Yvette Cooper Portrait Yvette Cooper
- Hansard - -

I thank the Minister for his statement and join him in expressing condolences to those who have lost family or friends in these difficult circumstances. Even after President Ben Ali’s departure, which brings to an end a repressive regime, the situation in Tunisia remains tense and uncertain, with prospects for only a fragile interim Government; outbreaks of looting are taking place, alongside continued legitimate protests.

May I ask the Minister about consular support and future Government policy on Tunisia? The Opposition welcome the considerable work done by many of the tour operators to evacuate thousands of people over the weekend. However, I am concerned that the Government were slow off the mark in responding to this situation. On Friday, the Minister responsible for consular policy told the BBC that

“We are not at that moment advising that people make an effort to leave Tunisia.”

Yet a state of emergency was announced that afternoon, following seven days of violence, and tour operators were already bringing British nationals back to the UK. The Foreign and Commonwealth Office did not publicly change its travel advice until Saturday, and the rapid deployment team did not leave the UK until Sunday. British holidaymakers in Tunisia were put in a very confusing and alarming position. They were told by Ministers that they did not need to leave, just as their holiday reps were telling them that there would be emergency evacuations. Does he agree that the Government were too slow to act?

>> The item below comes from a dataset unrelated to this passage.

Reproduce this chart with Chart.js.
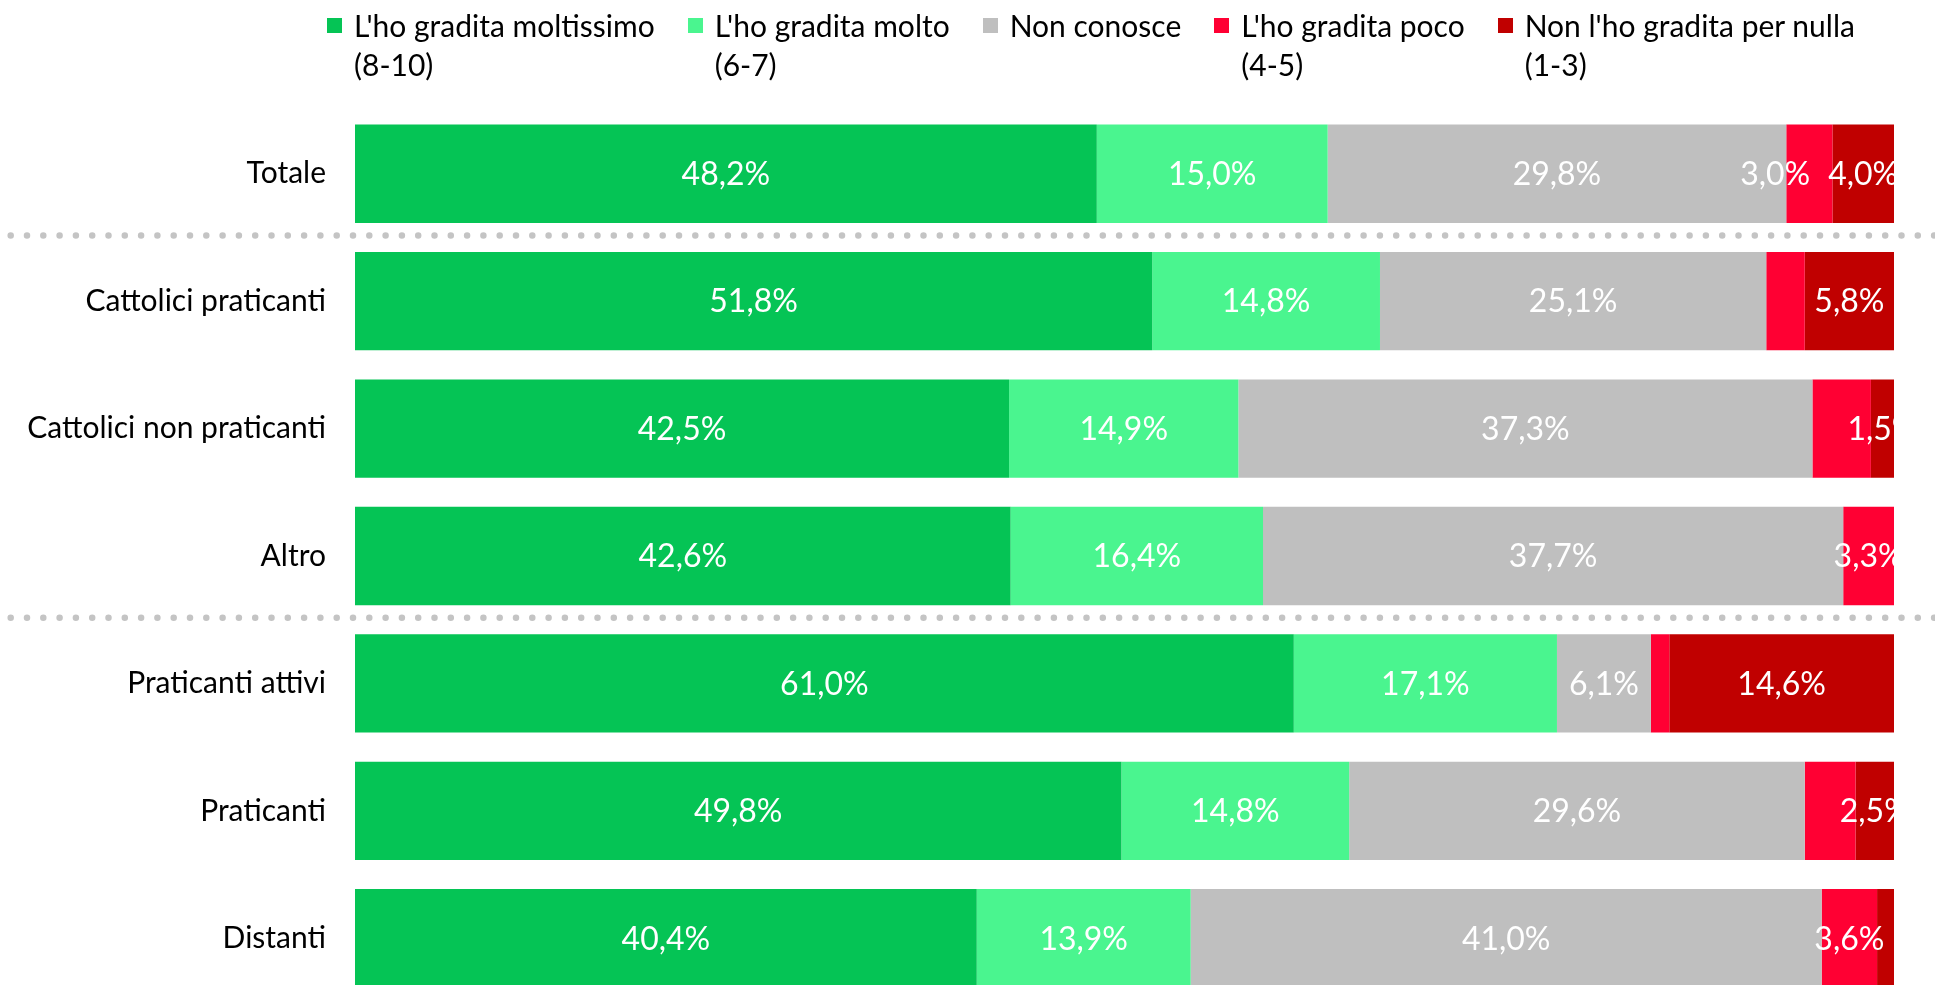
<!DOCTYPE html>
<html>
<head>
<meta charset="utf-8">
<script src="https://cdn.jsdelivr.net/npm/chart.js@4.4.1/dist/chart.umd.min.js"></script>
<style>
html, body { margin:0; padding:0; background:#fff; overflow:hidden; }
#wrap { position:relative; width:1935px; height:1002px; }
#legend { position:absolute; left:327px; top:6px; display:flex; gap:33px; font-family:Lato, sans-serif; font-size:30px; line-height:39px; color:#000; }
.item { display:flex; align-items:flex-start; }
.box { width:15px; height:15px; margin-top:12px; margin-right:12px; flex:none; }
</style>
</head>
<body>
<div id="wrap">
  <canvas id="chart" width="1935" height="1002"></canvas>
  <div id="legend"></div>
</div>
<script>
const categories = ["Totale", "Cattolici praticanti", "Cattolici non praticanti", "Altro", "Praticanti attivi", "Praticanti", "Distanti"];

const moltissimo = [48.2, 51.8, 42.5, 42.6, 61.0, 49.8, 40.4];
const molto      = [15.0, 14.8, 14.9, 16.4, 17.1, 14.8, 13.9];
const nonConosce = [29.8, 25.1, 37.3, 37.7, 6.1, 29.6, 41.0];
const poco       = [3.0, 2.5, 3.8, 3.3, 1.2, 3.3, 3.6];
const perNulla   = [4.0, 5.8, 1.5, 0, 14.6, 2.5, 1.1];

const seriesNames = [
    ["L'ho gradita moltissimo", "(8-10)"],
    ["L'ho gradita molto", "(6-7)"],
    ["Non conosce"],
    ["L'ho gradita poco", "(4-5)"],
    ["Non l'ho gradita per nulla", "(1-3)"]
];
const seriesColors = ["#05C455", "#4AF58F", "#BFBFBF", "#FF0033", "#C00000"];

// 1 = the segment shows its value label
const showMoltissimo = [1, 1, 1, 1, 1, 1, 1];
const showMolto      = [1, 1, 1, 1, 1, 1, 1];
const showNonConosce = [1, 1, 1, 1, 1, 1, 1];
const showPoco       = [1, 0, 0, 1, 0, 0, 1];
const showPerNulla   = [1, 1, 1, 0, 1, 1, 0];

// dotted line after these rows
const separatorsAfter = [0, 3];

const seriesValues = [moltissimo, molto, nonConosce, poco, perNulla];
const seriesShow = [showMoltissimo, showMolto, showNonConosce, showPoco, showPerNulla];

// legend
const legendBox = document.getElementById("legend");
seriesNames.forEach((name, i) => {
    const item = document.createElement("div");
    item.className = "item";
    item.innerHTML = `<div class="box" style="background:${seriesColors[i]}"></div><div>${name.join("<br>")}</div>`;
    legendBox.appendChild(item);
});

function fmt(v){
    return v.toFixed(1).replace(".", ",") + "%";
}

const separatorPlugin = {
    id: "separators",
    afterDraw(chart){
        const ctx = chart.ctx;
        const y = chart.scales.y;
        ctx.save();
        ctx.strokeStyle = "#C4C4C4";
        ctx.lineWidth = 6.5;
        ctx.lineCap = "round";
        ctx.setLineDash([0, 16.3]);
        separatorsAfter.forEach(i => {
            const py = (y.getPixelForValue(i) + y.getPixelForValue(i + 1)) / 2 - 2;
            ctx.beginPath();
            ctx.moveTo(10.7, py);
            ctx.lineTo(chart.width, py);
            ctx.stroke();
        });
        ctx.restore();
    }
};

const valueLabelPlugin = {
    id: "valueLabels",
    afterDatasetsDraw(chart){
        const ctx = chart.ctx;
        const area = chart.chartArea;
        ctx.save();
        ctx.beginPath();
        ctx.rect(area.left, area.top, area.right - area.left, area.bottom - area.top);
        ctx.clip();
        ctx.font = "32px Lato";
        ctx.fillStyle = "#fff";
        ctx.textAlign = "center";
        ctx.textBaseline = "middle";
        categories.forEach((c, i) => {
            const labels = [];
            chart.data.datasets.forEach((ds, d) => {
                if(!seriesShow[d][i] || !ds.data[i]) return;
                const bar = chart.getDatasetMeta(d).data[i];
                const p = bar.getProps(["x", "y", "base"], true);
                const text = fmt(ds.data[i]);
                labels.push({ text, x: (p.x + p.base) / 2, y: p.y, w: ctx.measureText(text).width });
            });
            // push labels left when they would overlap the one on their right
            for(let k = labels.length - 2; k >= 0; k--){
                const right = labels[k + 1];
                const limit = right.x - right.w / 2 - 18;
                if(labels[k].x + labels[k].w / 2 > limit){
                    labels[k].x = limit - labels[k].w / 2;
                }
            }
            labels.forEach(l => ctx.fillText(l.text, l.x, l.y + 1));
        });
        ctx.restore();
    }
};

const chart = new Chart(document.getElementById("chart"), {
    type: "bar",
    data: {
        labels: categories,
        datasets: seriesValues.map((vals, i) => ({
            label: seriesNames[i].join(" "),
            data: vals,
            backgroundColor: seriesColors[i],
            borderWidth: 0,
            categoryPercentage: 1,
            barPercentage: 0.772
        }))
    },
    options: {
        indexAxis: "y",
        responsive: false,
        animation: false,
        devicePixelRatio: 1,
        layout: { padding: { top: 110, right: 41, bottom: 0, left: 0 } },
        plugins: {
            legend: { display: false },
            tooltip: { enabled: false }
        },
        scales: {
            x: {
                stacked: true,
                min: 0,
                max: 100,
                display: false
            },
            y: {
                stacked: true,
                grid: { display: false, drawTicks: false },
                border: { display: false },
                ticks: {
                    padding: 29,
                    color: "#000",
                    font: { family: "Lato", size: 30 }
                },
                afterFit(scale){
                    scale.width = 355;
                    scale.paddingTop = 0;
                    scale.paddingBottom = 0;
                }
            }
        }
    },
    plugins: [separatorPlugin, valueLabelPlugin]
});
</script>
</body>
</html>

How many British nationals does the Minister believe will still be in Tunisia following today’s flights? Is he confident that sufficient help is in place for independent travellers who wish to return and still need assistance? He will be aware that British Airways has advised its customers that the next return flight to the UK is not until Wednesday, so will he join me in urging BA to provide additional capacity for its passengers tonight or tomorrow? Many tour operators are not yet offering refunds or alternative holidays for people who were due to travel to Tunisia after Wednesday this week. If it is too dangerous to travel there, it is surely unfair to expect holidaymakers to cancel and incur the full financial cost, so I urge tour operators to extend the scope of their refund offers. May I ask the Minister to meet major tour operators to deal with this crucial issue?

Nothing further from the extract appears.